I made a few attempts at optimizing the Kalman filter on the final data set, but those attempts scored poorly on the public leaderboard. As the competition window was closing I focused my remaining submissions on optimizing the Ridge model.
In [17]:
with np.load("final_files.npz") as data:
X_final = data['X_final']
Y_final = data['Y_final']
X_val_final = data['X_val_final']
del data
The combination of decay rate $\alpha=0.4$ and Ridge parameter $\lambda=0.01$ yields a score of 318.87 on the public leaderboard.
In [18]:
t0 = time.clock()
# Initialize starting guess, set weights, set bounds
guess = np.zeros(X_final.shape[1])
weights = np.flipud(0.4 ** np.arange(len(Y_final)))

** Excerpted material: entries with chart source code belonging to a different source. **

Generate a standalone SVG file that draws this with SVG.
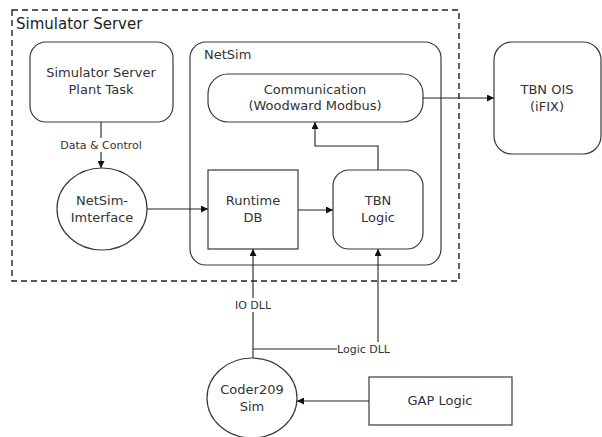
<svg xmlns="http://www.w3.org/2000/svg" width="602" height="437" viewBox="0 0 602 437">
<style>
.n{fill:#fff;stroke:#3a3a3a;stroke-width:1.2}
.t{font-family:"DejaVu Sans",Verdana,sans-serif;font-size:13px;fill:#333;text-anchor:middle}
.l{font-family:"DejaVu Sans",Verdana,sans-serif;font-size:11px;fill:#333}
.c{fill:none;stroke:#222;stroke-width:1.1}
.bg{fill:#fff}
</style>
<defs>
<marker id="a" viewBox="0 0 10 10" refX="10" refY="5" markerWidth="7" markerHeight="7" markerUnits="userSpaceOnUse" orient="auto">
<path d="M0,0 L10,5 L0,10 z" fill="#111"/>
</marker>
</defs>
<rect width="602" height="437" fill="#fff"/>
<g id="simulator-server">
<rect x="12" y="10" width="447" height="271" fill="none" stroke="#222" stroke-width="1.4" stroke-dasharray="6,4"/>
<text x="16" y="29" style="font-family:'DejaVu Sans',Verdana,sans-serif;font-size:15px;fill:#222">Simulator Server</text>
</g>
<g id="netsim">
<rect class="n" x="190" y="42" width="251" height="223" rx="16"/>
<text x="204" y="59" class="t" style="text-anchor:start">NetSim</text>
</g>
<g id="plant-task">
<rect class="n" x="30" y="42" width="143" height="80" rx="16"/>
<text class="t" x="101" y="77">Simulator Server</text>
<text class="t" x="101" y="94">Plant Task</text>
</g>
<g id="netsim-interface">
<ellipse class="n" cx="102" cy="209" rx="45" ry="41"/>
<text class="t" x="102" y="205">NetSim-</text>
<text class="t" x="102" y="222">Imterface</text>
</g>
<g id="communication">
<rect class="n" x="208" y="74" width="215" height="48" rx="20"/>
<text class="t" x="315" y="94">Communication</text>
<text class="t" x="315" y="110">(Woodward Modbus)</text>
</g>
<g id="runtime-db">
<rect class="n" x="208" y="170" width="90" height="79"/>
<text class="t" x="253" y="205">Runtime</text>
<text class="t" x="253" y="222">DB</text>
</g>
<g id="tbn-logic">
<rect class="n" x="333" y="170" width="90" height="79" rx="16"/>
<text class="t" x="378" y="205">TBN</text>
<text class="t" x="378" y="222">Logic</text>
</g>
<g id="tbn-ois">
<rect class="n" x="494" y="42" width="107" height="112" rx="18"/>
<text class="t" x="547" y="94">TBN OIS</text>
<text class="t" x="547" y="111">(iFIX)</text>
</g>
<g id="coder209">
<ellipse class="n" cx="252" cy="398" rx="45" ry="40"/>
<text class="t" x="252" y="394">Coder209</text>
<text class="t" x="252" y="411">Sim</text>
</g>
<g id="gap-logic">
<rect class="n" x="369" y="377" width="143" height="48"/>
<text class="t" x="440" y="405">GAP Logic</text>
</g>
<g id="connectors">
<path class="c" d="M101,122 V168" marker-end="url(#a)"/>
<rect class="bg" x="57" y="138" width="88" height="14"/>
<text class="l" x="101" y="149" style="text-anchor:middle">Data &amp; Control</text>
<path class="c" d="M147,209 H208" marker-end="url(#a)"/>
<path class="c" d="M298,210 H333" marker-end="url(#a)"/>
<path class="c" d="M378,170 V146 H315 V122" marker-end="url(#a)"/>
<path class="c" d="M423,98 H494" marker-end="url(#a)"/>
<path class="c" d="M253,358 V249" marker-end="url(#a)"/>
<rect class="bg" x="230" y="298" width="46" height="14"/>
<text class="l" x="253" y="309" style="text-anchor:middle">IO DLL</text>
<path class="c" d="M253,349 H337"/>
<path class="c" d="M378,342 V249" marker-end="url(#a)"/>
<text class="l" x="337" y="353">Logic DLL</text>
<path class="c" d="M369,401 H297" marker-end="url(#a)"/>
</g>
</svg>
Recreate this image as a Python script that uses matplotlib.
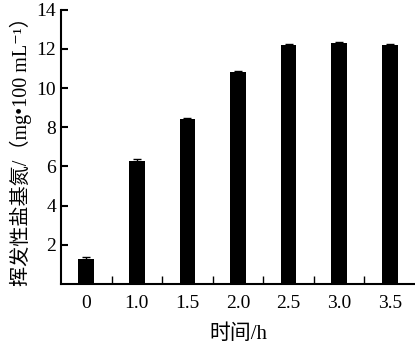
import numpy as np
import matplotlib.pyplot as plt
from matplotlib.ticker import FixedLocator

plt.rcParams['font.family'] = ['Liberation Serif', 'Noto Sans CJK SC', 'DejaVu Serif']

times = ['0', '1.0', '1.5', '2.0', '2.5', '3.0', '3.5']
tvbn = [1.3, 6.3, 8.4, 10.8, 12.2, 12.3, 12.2]
err = [0.08, 0.08, 0.08, 0.08, 0.08, 0.04, 0.08]
yticks = [2, 4, 6, 8, 10, 12, 14]

fig = plt.figure(figsize=(4.15, 3.51), dpi=100)
ax = fig.add_axes([0.147, 0.191, 0.853, 0.781])

x = np.arange(len(times))
ax.bar(x, tvbn, width=0.31, color='black', yerr=err,
       error_kw=dict(ecolor='black', capsize=3, elinewidth=1, capthick=1))

ax.set_xlim(-0.5, len(times) - 0.5)
ax.set_ylim(0, 14)
ax.set_yticks(yticks)
ax.set_xticks(x)
ax.set_xticklabels(times)
ax.xaxis.set_minor_locator(FixedLocator(x[:-1] + 0.5))
ax.tick_params(axis='x', which='major', length=0, labelsize=14, pad=8)
ax.tick_params(axis='x', which='minor', direction='in', length=6, width=1)
ax.tick_params(axis='y', direction='in', length=5, width=1.5, labelsize=14)

for s in ['top', 'right']:
    ax.spines[s].set_visible(False)
for s in ['left', 'bottom']:
    ax.spines[s].set_linewidth(1.5)

ax.set_xlabel('时间/h', fontsize=15, labelpad=9)
ax.set_ylabel('挥发性盐基氮/（mg•100 mL⁻¹）', fontsize=14.5, labelpad=3)

fig.savefig('out.png', dpi=100)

bounds = [(0.0, 600.0)] * len(guess)
# Initialize model, fit, predict
ridge_final = RidgeRegressSpecialPenalty(lam=0.01, tol=1e-6)
ret = ridge_final.fit(X_final, Y_final, guess, weights, bounds)
# Score against subset of training set
Y_pred = ridge_final.predict(X_final[9500:, :])
score = score_fun(Y_pred, Y_final[9500:], clamp=True)
print "Status:", ret.status, "Sec:", (time.clock() - t0), "Score:", score
In [19]:
plt.plot(ridge.theta)
plt.xlabel("Context Number $j$")
_ = plt.ylabel(r"$\theta_j$")
In [20]:
plt.plot(np.arange(9500, 9999), Y_final[9500:])
plt.plot(np.arange(9500, 9999), Y_pred, 'r-')
plt.xlabel("Training Wafer")
plt.ylabel("Die Loss")
_ = plt.legend(("Actual", "Predicted"))
In [21]:
Y_val_final = ridge_final.predict(X_val_final)
Y_val_final[Y_val_final > 600.0] = 600.0
Y_val_final[Y_val_final < 0.0] = 0.0
plt.plot(Y_val_final)
plt.xlabel("Validation Wafer")
_ = plt.ylabel("Predicted Die Loss")
The Ridge model looks to be producing little more than a noisy constant as its prediction. What happens if we predict a noiseless constant near the Ridge prediction? The prediction below produces a score on the public leaderboard of 313.35.
In [22]:
Y_val_final = 180.0 * np.ones(10000)
In [23]:
np.savetxt('Y_val_final.csv', np.int32(Y_val_final),'%0.0i')